A few years ago, we left the church we had been attending (and members of). The church was very tiny–only 10-20 people attended each week. The church was so small that problems and errors were clearly seen in a way that couldn’t be seen in bigger churches. We were uncomfortable with some of the teachings or practices of the church. We tried to talk to the pastor, but he refused to hear us. We realized that we couldn’t go along with what was happening in that church, and the pastor would never change. Compromise was not possible so we left.
Although we had a few opportunities to really criticize the church in our community we refused. It was not our desire to cause division. I have written about our experiences at the church on this blog because I was attempting to explore beliefs and traditions that were taught there that I believe was wrong and ought to be considered. However, I have not and will not named the church or the pastor. I do not believe that is my place.
Speaking the Truth in Love
I believe that there are times to be silent, but I also believe that there is a time to speak up. I do not believe it’s always loving to be silent. Sometimes silence allows people to be hurt and enables sin to continue.
I believe that if we speak up, it ought to be done with love–not with anger or with the intend to hurt someone. However, sometimes loving truth hurts and not everyone wants to hear truth. I believe that if we speak up, we ought to realize that there may be a price to pay, and we need to be willing to pay the price.
I believe that I enabled a loved one in her dysfunctions for 20 years because I was too “understanding” and “nice” and too afraid of “making things worse” to tell her the truth. My silence did not help her at all, and I regret it. Once I started to tell her the truth and challenge her actions/statements/beliefs, our relationship immediately changed and our friendship ended. This was the price for my speaking up. I do not regret speaking up, although I’m sad the relationship ended.

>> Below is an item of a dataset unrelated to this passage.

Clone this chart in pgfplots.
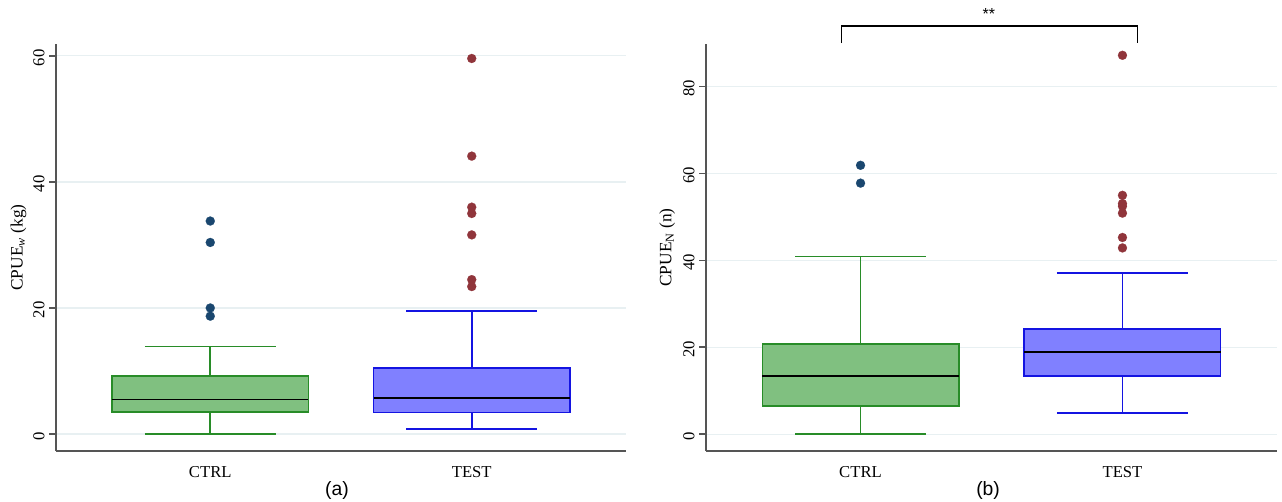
\documentclass[border=0pt]{standalone}
\usepackage{fontspec}
\setmainfont{Liberation Serif}
\newfontfamily\capfont{Liberation Sans}
\usepackage{pgfplots}
\pgfplotsset{compat=1.18}
\usepgfplotslibrary{statistics}

\definecolor{gfill}{RGB}{128,192,128}
\definecolor{gedge}{RGB}{40,140,40}
\definecolor{bfill}{RGB}{128,128,255}
\definecolor{bedge}{RGB}{20,20,225}
\definecolor{navyo}{RGB}{26,71,111}
\definecolor{maroono}{RGB}{144,53,59}
\definecolor{gridc}{RGB}{232,240,242}
\definecolor{axc}{RGB}{85,85,85}

\pgfplotsset{
  panel/.style={
    scale only axis,
    anchor=south west,
    height=305.25pt,
    axis x line*=bottom,
    axis y line*=left,
    axis line style={-, draw=axc, line width=1pt},
    x axis line style={-},
    y axis line style={-},
    xtick={1,2},
    xticklabels={CTRL,TEST},
    xtick style={draw=none},
    ytick style={draw=axc, line width=0.9pt},
    tick align=outside,
    major tick length=5pt,
    ymajorgrids,
    major grid style={draw=gridc, line width=0.8pt},
    /pgf/number format/assume math mode=true,
    ticklabel style={font=\fontsize{12.5}{15}\selectfont},
    yticklabel style={rotate=90, anchor=south, xshift=-1.5pt},
    xticklabel style={yshift=-3pt},
    label style={font=\fontsize{13}{15}\selectfont},
    xmin=0.41, xmax=2.59,
    boxplot/draw direction=y,
    boxplot/box extend=0.75,
    boxplot/whisker extend=0.5,
    boxplot/every median/.style={draw=black, line width=1.2pt},
  },
  gbox/.style={draw=gedge, fill=gfill, line width=1.2pt, solid,
    mark=*, mark size=3.4pt, mark options={draw=navyo, fill=navyo, solid, line width=0.1pt}},
  bbox/.style={draw=bedge, fill=bfill, line width=1.2pt, solid,
    mark=*, mark size=3.4pt, mark options={draw=maroono, fill=maroono, solid, line width=0.1pt}},
}

\begin{document}
\begin{tikzpicture}
\path[use as bounding box] (0,0) rectangle (961.5pt,376.5pt);

% ---------- panel (a) ----------
\begin{axis}[panel,
  at={(42pt,38.25pt)},
  width=427.5pt,
  ymin=-2.7, ymax=61.9,
  ytick={0,20,40,60},
  ylabel={CPUE\textsubscript{\textit{w}} (kg)},
  ylabel style={at={(axis description cs:-0.066,0.5)}, anchor=center},
  xlabel={\capfont\fontsize{14.5}{16}\selectfont (a)},
  xlabel style={at={(axis description cs:0.493,-0.097)}, anchor=center},
]
\addplot[gbox, boxplot prepared={median=5.5, upper quartile=9.2, lower quartile=3.5,
  upper whisker=13.9, lower whisker=0, draw position=1}]
  table[row sep=\\, y index=0]{data\\ 33.8\\ 30.4\\ 20.0\\ 18.7\\};
\addplot[bbox, boxplot prepared={median=5.7, upper quartile=10.5, lower quartile=3.4,
  upper whisker=19.5, lower whisker=0.75, draw position=2}]
  table[row sep=\\, y index=0]{data\\ 59.6\\ 44.1\\ 36.0\\ 35.0\\ 31.6\\ 24.5\\ 23.4\\};
\end{axis}

% ---------- panel (b) ----------
\begin{axis}[panel,
  at={(529.5pt,38.25pt)},
  width=428.25pt,
  ymin=-3.9, ymax=89.7,
  ytick={0,20,40,60,80},
  clip=false,
  ylabel={CPUE\textsubscript{N} (n)},
  ylabel style={at={(axis description cs:-0.068,0.5)}, anchor=center},
  xlabel={\capfont\fontsize{14.5}{16}\selectfont (b)},
  xlabel style={at={(axis description cs:0.494,-0.097)}, anchor=center},
]
\addplot[gbox, boxplot prepared={median=13.3, upper quartile=20.7, lower quartile=6.5,
  upper whisker=40.8, lower whisker=0, draw position=1}]
  table[row sep=\\, y index=0]{data\\ 61.8\\ 57.7\\};
\addplot[bbox, boxplot prepared={median=18.9, upper quartile=24.1, lower quartile=13.4,
  upper whisker=37.1, lower whisker=4.8, draw position=2}]
  table[row sep=\\, y index=0]{data\\ 87.1\\ 54.9\\ 53.0\\ 52.4\\ 50.8\\ 45.2\\ 42.8\\};
% significance bracket
\addplot[black, line width=1pt, mark=none] coordinates {(0.927,89.9) (0.927,93.8) (2.057,93.8) (2.057,89.9)};
\node[font=\capfont\fontsize{12}{14}\selectfont] at (axis cs:1.49,96.6) {**};
\end{axis}
\end{tikzpicture}
\end{document}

When there is disagreement
As I started in another post, I think that when there is a difference of belief, we have several options:
- One or the other can change their mind in agreement with the other.
- Both can compromise
- Both can agree to disagree.
- If neither can agree with the other, if no compromises can be made, if neither can agree to disagree, then there must be a parting.

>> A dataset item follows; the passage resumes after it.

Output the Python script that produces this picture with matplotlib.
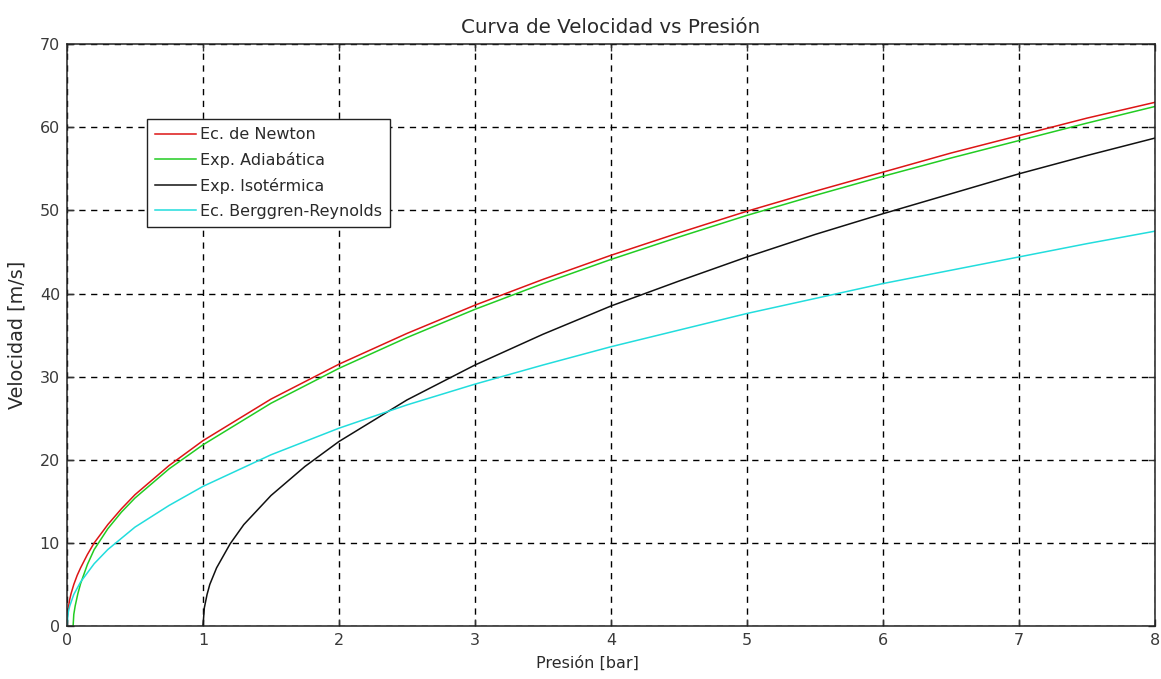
import matplotlib
matplotlib.use("Agg")
import matplotlib.pyplot as plt

plt.rcParams['font.family'] = ['DejaVu Sans']

# Ec. de Newton
x_newton = [0.003, 0.01, 0.02, 0.03, 0.05, 0.075, 0.1, 0.15, 0.2, 0.3, 0.4, 0.5, 0.75,
            1.0, 1.5, 2.0, 2.5, 3.0, 3.5, 4.0, 4.5, 5.0, 5.5, 6.0, 6.5, 7.0, 7.5, 8.0]
v_newton = [1.2, 2.2, 3.2, 3.9, 5.0, 6.1, 7.0, 8.6, 10.0, 12.2, 14.1, 15.8, 19.3,
            22.3, 27.3, 31.5, 35.2, 38.6, 41.7, 44.6, 47.3, 49.9, 52.3, 54.6, 56.9, 59.0, 61.1, 63.0]

# Exp. Adiabática
x_adiab = [0.045, 0.05, 0.06, 0.08, 0.1, 0.15, 0.2, 0.3, 0.4, 0.5, 0.75,
           1.0, 1.5, 2.0, 2.5, 3.0, 3.5, 4.0, 4.5, 5.0, 5.5, 6.0, 6.5, 7.0, 7.5, 8.0]
v_adiab = [0.0, 1.4, 2.4, 3.9, 5.1, 7.4, 9.2, 11.7, 13.7, 15.4, 18.9,
           21.8, 26.8, 31.0, 34.7, 38.1, 41.2, 44.1, 46.8, 49.4, 51.8, 54.1, 56.3, 58.4, 60.5, 62.5]

# Exp. Isotérmica
x_isot = [1.0, 1.01, 1.03, 1.05, 1.1, 1.2, 1.3, 1.5, 1.75,
          2.0, 2.5, 3.0, 3.5, 4.0, 4.5, 5.0, 5.5, 6.0, 6.5, 7.0, 7.5, 8.0]
v_isot = [0.0, 2.2, 3.8, 5.0, 7.0, 9.9, 12.2, 15.7, 19.2,
          22.2, 27.2, 31.4, 35.1, 38.5, 41.5, 44.4, 47.1, 49.6, 52.0, 54.4, 56.6, 58.7]

# Ec. Berggren-Reynolds
x_berg = [0.0, 0.01, 0.02, 0.05, 0.1, 0.2, 0.3, 0.5, 0.75,
          1.0, 1.5, 2.0, 2.5, 3.0, 3.5, 4.0, 4.5, 5.0, 5.5, 6.0, 6.5, 7.0, 7.5, 8.0]
v_berg = [0.0, 1.7, 2.4, 3.8, 5.3, 7.5, 9.2, 11.9, 14.5,
          16.8, 20.6, 23.8, 26.6, 29.1, 31.4, 33.6, 35.6, 37.6, 39.4, 41.2, 42.8, 44.4, 46.0, 47.5]

labels = ['Ec. de Newton', 'Exp. Adiabática', 'Exp. Isotérmica', 'Ec. Berggren-Reynolds']
colors = ['#dd1515', '#22cc22', '#111111', '#22dddd']

x_ticks = [0, 1, 2, 3, 4, 5, 6, 7, 8]
y_ticks = [0, 10, 20, 30, 40, 50, 60, 70]

fig = plt.figure(figsize=(11.61, 6.79), dpi=100)
ax = fig.add_axes([0.0577, 0.078, 0.9371, 0.857])

series = [(x_newton, v_newton), (x_adiab, v_adiab), (x_isot, v_isot), (x_berg, v_berg)]
for (xs, ys), lab, col in zip(series, labels, colors):
    ax.plot(xs, ys, color=col, lw=1.1, label=lab)

ax.set_xlim(0, 8)
ax.set_ylim(0, 70)
ax.set_xticks(x_ticks)
ax.set_yticks(y_ticks)
ax.grid(True, color='black', linestyle=(0, (4.5, 4)), linewidth=1.0)
ax.tick_params(direction='in', length=5, width=1, labelsize=11.5, colors='#333333',
               top=True, right=True, labelcolor='#3a3a3a', pad=5)
for sp in ax.spines.values():
    sp.set_color('#222222')
    sp.set_linewidth(1.1)

ax.set_title('Curva de Velocidad vs Presión', fontsize=14.3, color='#2a2a2a', pad=8)
ax.set_xlabel('Presión [bar]', fontsize=11.5, color='#2a2a2a')
ax.set_ylabel('Velocidad [m/s]', fontsize=13.8, color='#2a2a2a')
ax.xaxis.set_label_coords(0.478, -0.050)
ax.yaxis.set_label_coords(-0.037, 0.5)

leg = ax.legend(loc='upper left', bbox_to_anchor=(0.0735, 0.871), borderaxespad=0,
                fancybox=False, framealpha=1, edgecolor='#222222', fontsize=11.5,
                handlelength=2.55, handletextpad=0.25, borderpad=0.5, labelspacing=0.62)
leg.get_frame().set_linewidth(1.0)
for t in leg.get_texts():
    t.set_color('#2a2a2a')

fig.savefig('out.png', dpi=100)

Sometimes, no matter what we do, there is no more “walking together,” there is no relationship, and we have to separate. Sometimes relationships fall apart. That’s just the way it is. I think relationships fall apart when communication breaks down–when there is no “hearing” each other.
However, I also think that separation does not HAVE to be forever. If there is repentance and a willingness to work on the problems in the relationship then I think there can be a working toward reconciliation.
Willingness to acknowledge that we can be wrong
I think that we must always consider that we could be wrong. It’s possible that we could have misunderstood a person, we might not have had all the information about a situation, or our perspective might be wrong. There also could be sin in our own lives. We can be WRONG!
I believe we must always ask God to teach US the truth about Himself, about ourselves, and about others. We must have the humility to consider that we could be wrong. We need also to repent and be willing to change. I always ask God to teach me His truth and to show me if I am the wrong who is wrong.
My understanding of all this is not complete. However, these are the principles that I am beginning to form.